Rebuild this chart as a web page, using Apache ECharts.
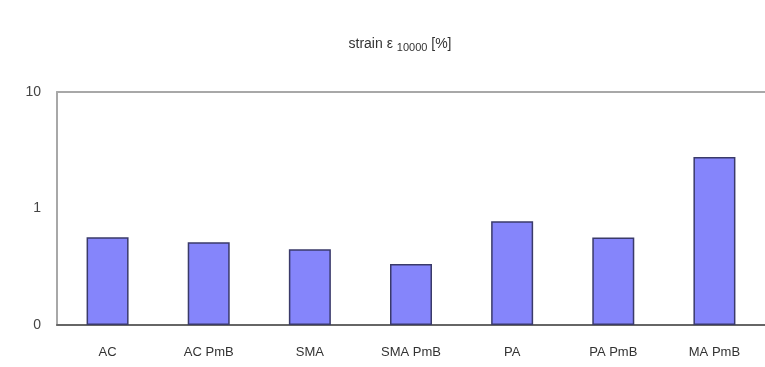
<!DOCTYPE html>
<html>
<head>
<meta charset="utf-8">
<script src="https://cdn.jsdelivr.net/npm/echarts@6/dist/echarts.min.js"></script>
<style>
html,body{margin:0;padding:0;background:#fff;}
#chart{width:765px;height:367px;}
</style>
</head>
<body>
<div id="chart"></div>
<script>
var categories = ["AC", "AC PmB", "SMA", "SMA PmB", "PA", "PA PmB", "MA PmB"];
var strainValues = [0.566, 0.513, 0.448, 0.334, 0.778, 0.564, 2.77];
var yTickLabels = {"0.1": "0", "1": "1", "10": "10"};
var axisMin = 0.1;

var baseData = categories.map(function () { return axisMin; });
var restData = strainValues.map(function (v) { return v - axisMin; });

var chart = echarts.init(document.getElementById('chart'));
chart.setOption({
  animation: false,
  backgroundColor: '#ffffff',
  title: {
    text: '{n|strain ε }{s|10000}{n| [%]}',
    left: 395,
    top: 30,
    textAlign: 'center',
    textStyle: {
      fontWeight: 'normal',
      rich: {
        n: {fontFamily: 'Liberation Sans', fontSize: 14, fontWeight: 'normal', color: '#333'},
        s: {fontFamily: 'Liberation Sans', fontSize: 11, fontWeight: 'normal', color: '#333', verticalAlign: 'bottom', padding: [7, 0, 0, 0]}
      }
    }
  },
  grid: {
    left: 57,
    top: 92,
    width: 714,
    height: 233
  },
  xAxis: [{
    type: 'category',
    data: categories,
    axisLine: {lineStyle: {color: '#666', width: 2}},
    axisTick: {show: false},
    axisLabel: {color: '#333', fontFamily: 'Liberation Sans', fontSize: 13, margin: 21}
  }, {
    type: 'category',
    position: 'top',
    data: categories,
    axisLine: {show: true, lineStyle: {color: '#a8a8a8', width: 2}},
    axisTick: {show: false},
    axisLabel: {show: false}
  }],
  yAxis: {
    type: 'log',
    logBase: 10,
    min: axisMin,
    max: 10,
    axisLine: {show: true, lineStyle: {color: '#a8a8a8', width: 2}},
    axisTick: {show: false},
    splitLine: {show: false},
    axisLabel: {
      color: '#444',
      fontFamily: 'Liberation Sans',
      fontSize: 14,
      margin: 16,
      formatter: function (v) {
        var k = String(Math.round(v * 10) / 10);
        return yTickLabels[k] !== undefined ? yTickLabels[k] : '';
      }
    }
  },
  series: [{
    type: 'bar',
    stack: 's',
    data: baseData,
    barWidth: 42,
    itemStyle: {color: 'rgba(0,0,0,0)', borderWidth: 0},
    silent: true
  }, {
    type: 'bar',
    stack: 's',
    data: restData,
    barWidth: 42,
    itemStyle: {color: '#8585fb', borderColor: '#3a3a6a', borderWidth: 1.5}
  }]
});
</script>
</body>
</html>
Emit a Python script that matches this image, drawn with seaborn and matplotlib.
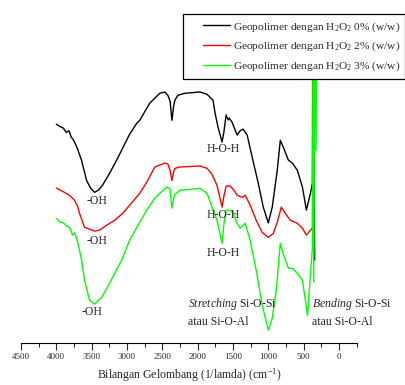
import numpy as np
import pandas as pd
import seaborn as sns
import matplotlib.pyplot as plt
from matplotlib.patches import Rectangle

# Spektrum FTIR geopolimer (satuan sembarang)
w_0 = [4000, 3950, 3900, 3860, 3820, 3790, 3760, 3730, 3700, 3643, 3572, 3516, 3459, 3402,
       3345, 3246, 3132, 3004, 2962, 2862, 2820, 2678, 2536, 2464, 2422, 2390, 2365, 2340,
       2322, 2280, 2180, 1967, 1868, 1783, 1754, 1712, 1655, 1630, 1598, 1570, 1555, 1513,
       1442, 1400, 1357, 1300, 1229, 1143, 1072, 1001, 945, 874, 831, 788, 717, 661, 590,
       518, 462, 405, 376, 372, 345]
t_0 = [66.5, 65.8, 65.3, 64.0, 64.5, 62.6, 61.8, 60.5, 59.0, 55.5, 49.4, 47.1, 45.8, 46.5,
       48.0, 51.6, 56.2, 61.7, 63.5, 66.8, 67.7, 72.9, 75.9, 76.3, 75.3, 73.5, 67.7, 72.0,
       73.8, 75.3, 75.9, 76.3, 75.6, 73.8, 69.9, 65.6, 61.1, 64.0, 69.3, 67.8, 68.4, 67.1,
       63.2, 64.5, 65.0, 63.2, 56.5, 48.6, 41.3, 36.5, 41.3, 52.5, 61.6, 59.5, 55.6, 54.7, 52.5,
       47.4, 40.4, 45.5, 48.6, 110, 25.2]

w_2 = [4000, 3950, 3885, 3850, 3814, 3780, 3743, 3700, 3672, 3601, 3530, 3459, 3388, 3288,
       3175, 3061, 2962, 2820, 2720, 2607, 2464, 2422, 2390, 2365, 2340, 2322, 2251, 1967,
       1868, 1797, 1726, 1655, 1630, 1598, 1541, 1484, 1442, 1371, 1328, 1257, 1172, 1087,
       1001, 930, 874, 817, 760, 689, 590, 518, 462, 405, 376, 366, 358]
t_2 = [47.1, 46.5, 45.8, 45.3, 44.9, 44.2, 43.4, 41.6, 39.4, 35.2, 34.6, 34.0, 34.3, 35.8,
       37.3, 39.4, 41.9, 45.5, 48.9, 53.5, 54.7, 54.4, 52.5, 49.4, 52.0, 53.1, 53.5, 53.8,
       53.1, 51.3, 47.9, 41.3, 44.5, 47.7, 47.7, 46.4, 44.9, 44.3, 44.9, 41.9, 37.3, 33.6,
       32.1, 33.3, 36.7, 41.3, 39.4, 37.3, 36.4, 34.9, 32.8, 34.3, 34.9, 110, 60]

w_3 = [4000, 3950, 3900, 3850, 3814, 3790, 3771, 3740, 3714, 3680, 3643, 3601, 3530, 3459,
       3359, 3274, 3203, 3075, 2962, 2820, 2720, 2607, 2536, 2436, 2393, 2365, 2340, 2322,
       2251, 1967, 1868, 1797, 1726, 1655, 1630, 1598, 1541, 1498, 1442, 1399, 1328, 1257,
       1172, 1087, 1001, 945, 888, 831, 774, 717, 661, 590, 518, 476, 447, 405, 376, 362,
       358, 340, 325, 315]
t_3 = [37.9, 36.8, 36.5, 35.5, 35.2, 34.0, 32.8, 33.5, 31.9, 29.0, 25.2, 19.1, 13.0, 11.8,
       13.9, 17.0, 20.0, 25.2, 31.3, 36.7, 40.4, 44.0, 45.5, 47.4, 46.8, 41.0, 44.0, 45.2,
       46.4, 47.0, 45.5, 41.3, 37.3, 30.3, 36.0, 40.4, 40.4, 39.5, 36.4, 34.9, 36.4, 31.2,
       22.1, 11.5, 3.9, 7.5, 16.0, 30.3, 26.1, 22.7, 22.7, 21.2, 19.1, 13.0, 8.4, 20.6, 29.1,
       110, 18.5, 110, 58.5, 110]

label_0 = 'Geopolimer dengan H$_2$O$_2$ 0% (w/w)'
label_2 = 'Geopolimer dengan H$_2$O$_2$ 2% (w/w)'
label_3 = 'Geopolimer dengan H$_2$O$_2$ 3% (w/w)'

df = pd.concat([
    pd.DataFrame({'w': w_0, 't': t_0, 'sampel': label_0}),
    pd.DataFrame({'w': w_2, 't': t_2, 'sampel': label_2}),
    pd.DataFrame({'w': w_3, 't': t_3, 'sampel': label_3}),
], ignore_index=True)

sns.set_style('white')
plt.rcParams['font.family'] = ['Liberation Serif', 'DejaVu Serif']
plt.rcParams['mathtext.fontset'] = 'custom'
plt.rcParams['mathtext.rm'] = 'Liberation Serif'
plt.rcParams['mathtext.it'] = 'Liberation Serif:italic'

fig = plt.figure(figsize=(4.06, 3.85), dpi=100)
ax = fig.add_axes([21 / 406, 42 / 385, (356.7 - 21) / 406, (343 - 14) / 385])

sns.lineplot(data=df, x='w', y='t', hue='sampel', sort=False, estimator=None,
             units='sampel', palette=['black', '#ff0000', '#00ff00'], lw=1.0,
             legend=False, ax=ax)

ax.set_xlim(4500, -250)
ax.set_ylim(0, 100)
ax.set_xticks(np.arange(4500, -1, -500))
ax.set_xticks(np.arange(4250, -300, -500), minor=True)
ax.tick_params(axis='x', which='major', direction='out', length=5, width=0.8,
               labelsize=6.5, pad=2, bottom=True)
ax.tick_params(axis='x', which='minor', direction='out', length=3, width=0.8, bottom=True)
ax.set_yticks([])
ax.set_ylabel('')
ax.set_xlabel('Bilangan Gelombang (1/lamda) (cm$^{-1}$)', fontsize=8.5, labelpad=4)
for s in ['left', 'right', 'top']:
    ax.spines[s].set_visible(False)
ax.spines['bottom'].set_color('black')
ax.spines['bottom'].set_linewidth(0.8)

fs = 8.5
ax.text(3430, 43.1, '-OH', fontsize=fs, ha='center', va='center')
ax.text(1640, 58.9, 'H-O-H', fontsize=fs, ha='center', va='center')
ax.text(3430, 30.9, '-OH', fontsize=fs, ha='center', va='center')
ax.text(1640, 38.8, 'H-O-H', fontsize=fs, ha='center', va='center')
ax.text(1640, 27.3, 'H-O-H', fontsize=fs, ha='center', va='center')
ax.text(3500, 9.3, '-OH', fontsize=fs, ha='center', va='center')
ax.text(2135, 12.0, r'$\it{Stretching}$ Si-O-Si', fontsize=fs, ha='left', va='center')
ax.text(2135, 6.3, 'atau Si-O-Al', fontsize=fs, ha='left', va='center')
ax.text(376, 12.0, r'$\it{Bending}$ Si-O-Si', fontsize=fs, ha='left', va='center', clip_on=False)
ax.text(376, 6.3, 'atau Si-O-Al', fontsize=fs, ha='left', va='center', clip_on=False)

# kotak legenda digambar terpisah supaya menutupi garis
kotak = Rectangle((183 / 406, 1 - 79 / 385), (405.5 - 183) / 406, 65 / 385,
                  transform=fig.transFigure, facecolor='white', edgecolor='black',
                  linewidth=0.9, zorder=3)
fig.add_artist(kotak)

leg = fig.legend(handles=ax.lines[:3], labels=[label_0, label_2, label_3],
                 loc='upper left', bbox_to_anchor=(203 / 406, 1 - 20 / 385),
                 fontsize=8.2, frameon=False,
                 handlelength=2.4, handletextpad=0.25, labelspacing=0.55,
                 borderpad=0, borderaxespad=0)
leg.set_zorder(5)

fig.savefig('out.png', dpi=100)
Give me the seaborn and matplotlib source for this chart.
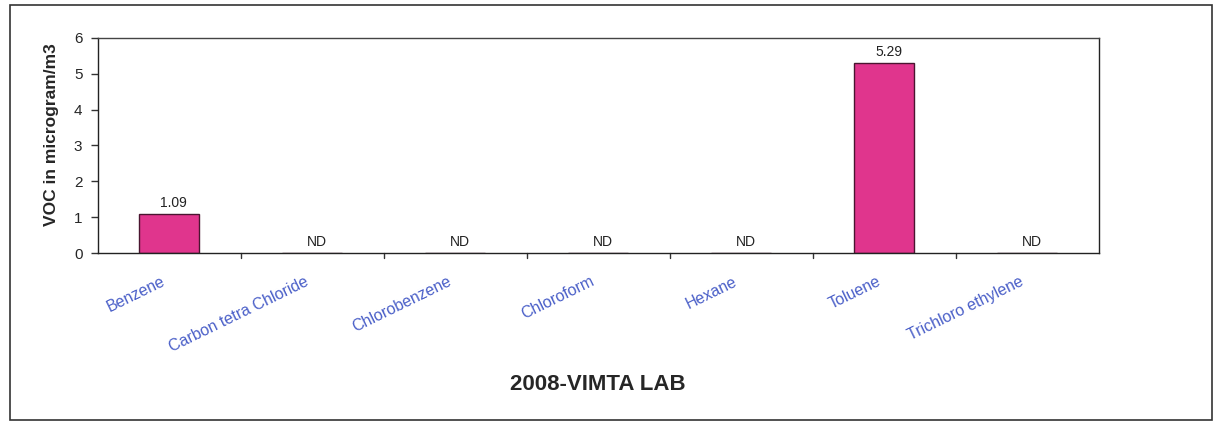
import matplotlib
matplotlib.use("Agg")
import matplotlib.pyplot as plt
import matplotlib.transforms as mtrans
import seaborn as sns
import pandas as pd
from matplotlib.patches import Rectangle

categories = ["Benzene", "Carbon tetra Chloride", "Chlorobenzene", "Chloroform",
              "Hexane", "Toluene", "Trichloro ethylene"]
values = [1.09, 0, 0, 0, 0, 5.29, 0]
bar_labels = ["1.09", "ND", "ND", "ND", "ND", "5.29", "ND"]
y_ticks = [0, 1, 2, 3, 4, 5, 6]

sns.set_theme(style="white")
plt.rcParams['font.family'] = ['Liberation Sans', 'DejaVu Sans']

df = pd.DataFrame({"cat": categories, "val": values})

fig = plt.figure(figsize=(12.21, 4.26), dpi=100)
ax = fig.add_axes([0.080, 0.406, 0.820, 0.505])

sns.barplot(data=df, x="cat", y="val", ax=ax, color="#E0358D", width=0.42,
            edgecolor="#4a1530", linewidth=1.0, saturation=1)

ax.set_ylim(0, 6)
ax.set_xlim(-0.5, len(categories) - 0.5)
ax.set_yticks(y_ticks)
ax.set_yticklabels([str(t) for t in y_ticks], fontsize=11)

for i, (v, lab) in enumerate(zip(values, bar_labels)):
    ax.annotate(lab, (i + 0.03, v), xytext=(0, 3), textcoords="offset points",
                ha="center", va="bottom", fontsize=10, color="#222222")

ax.set_xticks(range(len(categories)))
ax.set_xticklabels(categories, rotation=26, ha="right", rotation_mode="anchor",
                   fontsize=11.5, color="#4a5fc8")
ax.tick_params(axis="x", length=0, pad=15)
shift = mtrans.ScaledTranslation(-8 / 100, 0, fig.dpi_scale_trans)
for t in ax.get_xticklabels():
    t.set_transform(t.get_transform() + shift)
# category separator ticks (Excel style)
for b in [0.5 + k for k in range(len(categories) - 1)]:
    ax.plot([b, b], [0, -0.14], color="#333333", lw=1, clip_on=False,
            transform=ax.transData)
ax.tick_params(axis="y", length=5, width=1, color="#333333", direction="out",
               left=True, pad=6)

ax.set_xlabel("2008-VIMTA LAB", fontsize=16, fontweight="bold", labelpad=14)
ax.set_ylabel("VOC in microgram/m3", fontsize=12.5, fontweight="bold")
ax.yaxis.set_label_coords(-0.039, 0.55)

for s in ax.spines.values():
    s.set_visible(True)
    s.set_color("#222222")
    s.set_linewidth(1.0)
ax.spines["top"].set_color("#444444")

fig.patches.append(Rectangle((10 / 1221, 1 - 420 / 426), 1202 / 1221, 415 / 426,
                             transform=fig.transFigure, fill=False,
                             edgecolor="#333333", linewidth=1.2))

fig.savefig("out.png", dpi=100)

=== WRITTEN TASK ===
Copy nothing but the lines above that run from the one with "Give me the" to the one with "ax.set_yticklabels([str(t) for t", ends included; pictures stay out.

=== REPLY ===
Give me the seaborn and matplotlib source for this chart.
import matplotlib
matplotlib.use("Agg")
import matplotlib.pyplot as plt
import matplotlib.transforms as mtrans
import seaborn as sns
import pandas as pd
from matplotlib.patches import Rectangle

categories = ["Benzene", "Carbon tetra Chloride", "Chlorobenzene", "Chloroform",
              "Hexane", "Toluene", "Trichloro ethylene"]
values = [1.09, 0, 0, 0, 0, 5.29, 0]
bar_labels = ["1.09", "ND", "ND", "ND", "ND", "5.29", "ND"]
y_ticks = [0, 1, 2, 3, 4, 5, 6]

sns.set_theme(style="white")
plt.rcParams['font.family'] = ['Liberation Sans', 'DejaVu Sans']

df = pd.DataFrame({"cat": categories, "val": values})

fig = plt.figure(figsize=(12.21, 4.26), dpi=100)
ax = fig.add_axes([0.080, 0.406, 0.820, 0.505])

sns.barplot(data=df, x="cat", y="val", ax=ax, color="#E0358D", width=0.42,
            edgecolor="#4a1530", linewidth=1.0, saturation=1)

ax.set_ylim(0, 6)
ax.set_xlim(-0.5, len(categories) - 0.5)
ax.set_yticks(y_ticks)
ax.set_yticklabels([str(t) for t in y_ticks], fontsize=11)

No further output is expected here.